Federal Work-Study is a need-based aid program that lets eligible students earn wages through part-time work while they are enrolled in school. It sits between grant aid and ordinary student employment: it is part of the aid offer, but the student still has to work the job to receive the money.
That structure is important. Federal Work-Study is not a grant that appears automatically in a refund check, and it is not the same thing as taking out a loan. It is earned aid tied to employment.
Key Takeaways
- Federal Work-Study is part-time employment offered through the aid system.
- It is generally tied to need-based aid eligibility.
- Students do not receive the full amount up front; they earn it through work over time.
- It often appears alongside other aid terms such as the Pell Grant and the student's Student Aid Index.
- Work-study can help with school cash flow, but it should not be treated like guaranteed grant money.
How Federal Work-Study Works
If a student is offered Federal Work-Study and accepts it, the next step is usually to find an eligible part-time job through the school or a related employer. The student is then paid through regular wages as hours are worked.

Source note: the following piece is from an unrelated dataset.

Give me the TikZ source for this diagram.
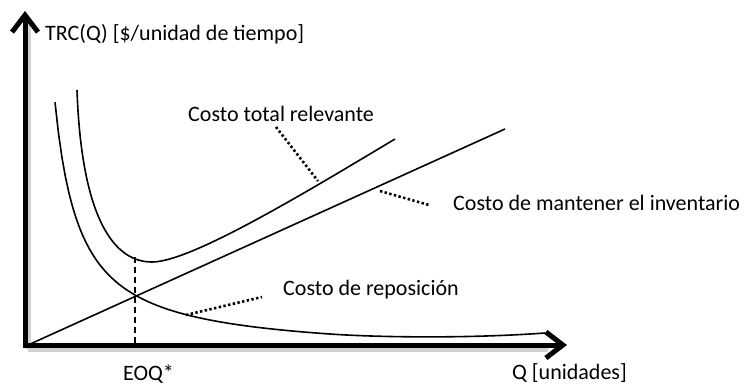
\documentclass[tikz,border=0pt]{standalone}
\usepackage{fontspec}
\setmainfont{Carlito}
\usetikzlibrary{arrows.meta}
\begin{document}
\begin{tikzpicture}[x=1pt,y=-1pt,
  axis/.style={line width=5pt, -{Straight Barb[length=17pt,width=26pt]}},
  shadowax/.style={line width=6pt, draw=black!18},
  curve/.style={line width=1.6pt},
  leader/.style={line width=2.6pt, dash pattern=on 2.4pt off 2.4pt},
  eoq/.style={line width=1.6pt, dash pattern=on 6pt off 4pt},
  lbl/.style={anchor=base west, inner sep=0pt, font=\fontsize{22}{24}\selectfont}]
\useasboundingbox (0,0) rectangle (744,385);
% coordinates
\coordinate (Ytip) at (25,11);
\coordinate (Xtip) at (567,345);
\coordinate (Hstart) at (28,345);
\coordinate (Hend) at (505,129);
\coordinate (Etop) at (135,257);
\coordinate (Ebot) at (135,345);
% shadow
\draw[shadowax] (28,349) -- (548,349);
\draw[shadowax] (28,22) -- (28,349);
% axes
\draw[axis] (25,347.5) -- (Ytip);
\draw[axis] (22.5,345) -- (Xtip);
% holding cost line
\draw[curve] (Hstart) -- (Hend);
% reposition cost curve
\draw[curve] plot[domain=55:330, samples=80] (\x, {345 - 6293/(\x-30.1) + 10})
  .. controls (380,337.5) and (470,338.5) .. (545,333);
% total relevant cost curve
\draw[curve] (77,90) .. controls (81,205) and (108,262) .. (152,262)
  .. controls (190,262) and (300,196) .. (395,139);
% EOQ dashed
\draw[eoq] (Etop) -- (Ebot);
% labels
\node[lbl] (ylab) at (45,41) {TRC(Q) [\$/unidad de tiempo]};
\node[lbl] (ltot) at (188,122) {Costo total relevante};
\node[lbl] (lman) at (453,210) {Costo de mantener el inventario};
\node[lbl] (lrep) at (283,295) {Costo de reposición};
\node[lbl] (leoq) at (123,380) {EOQ*};
\node[lbl] (xlab) at (512,379) {Q [unidades]};
% leaders
\coordinate (t1) at (276,127);
\coordinate (t2) at (318,181);
\coordinate (m1) at (380,191);
\coordinate (m2) at (429,205);
\coordinate (r1) at (186,315);
\coordinate (r2) at (262,297);
\draw[leader] (t1) -- (t2);
\draw[leader] (m1) -- (m2);
\draw[leader] (r1) -- (r2);
\end{tikzpicture}
\end{document}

The offer creates the opportunity to earn funds. It does not guarantee that the student receives the full amount without finding and performing the work.
Work-Study Versus Grant Aid
Type of aid | How the money is received |
|---|---|
Grant aid awarded through the aid package | |
Federal Work-Study | Wages earned through an eligible part-time job |
Families sometimes read all aid on an offer letter as if it lowers the bill in the same way. Grant aid reduces the amount that must be financed. Work-study can help cover costs over time, but only after the student earns the wages.
Example Offered Aid That Must Be Earned
Assume a student receives a work-study offer for the academic year. That does not mean the student gets that amount deposited on day one. The student has to secure a qualifying job and then earn the wages as the year progresses. If the student never takes the job, the offered work-study amount does not turn into automatic cash.
Work-study should be interpreted differently from grant aid when comparing school offers.
How Federal Work-Study Supports School-Year Cash Flow
Federal Work-Study can help students handle living costs, books, transportation, or other day-to-day expenses while staying connected to the aid system. It can also reduce the pressure to rely entirely on loans for smaller recurring costs during the school year.
The earnings are structured differently from ordinary income inside future aid calculations. That makes the program more aid-friendly than many students assume when they first see it on an offer.
How It Fits Into the Aid Offer
Federal Work-Study is best understood as one component inside a broader package built from the student's Student Aid Index, the school's cost of attendance, and other forms of need-based aid. A school may combine work-study with grants and loans to assemble an overall package that tries to address the student's financial need.
Work-study should be evaluated as part of the package, not in isolation. It can be helpful, but it does not replace the role of grant aid in lowering the bill directly.
The Bottom Line
Federal Work-Study is a need-based aid program that lets eligible students earn wages through part-time work while they are enrolled in school. It can support school-year cash flow and reduce some dependence on loans, but it should be understood as earned aid rather than automatic grant money.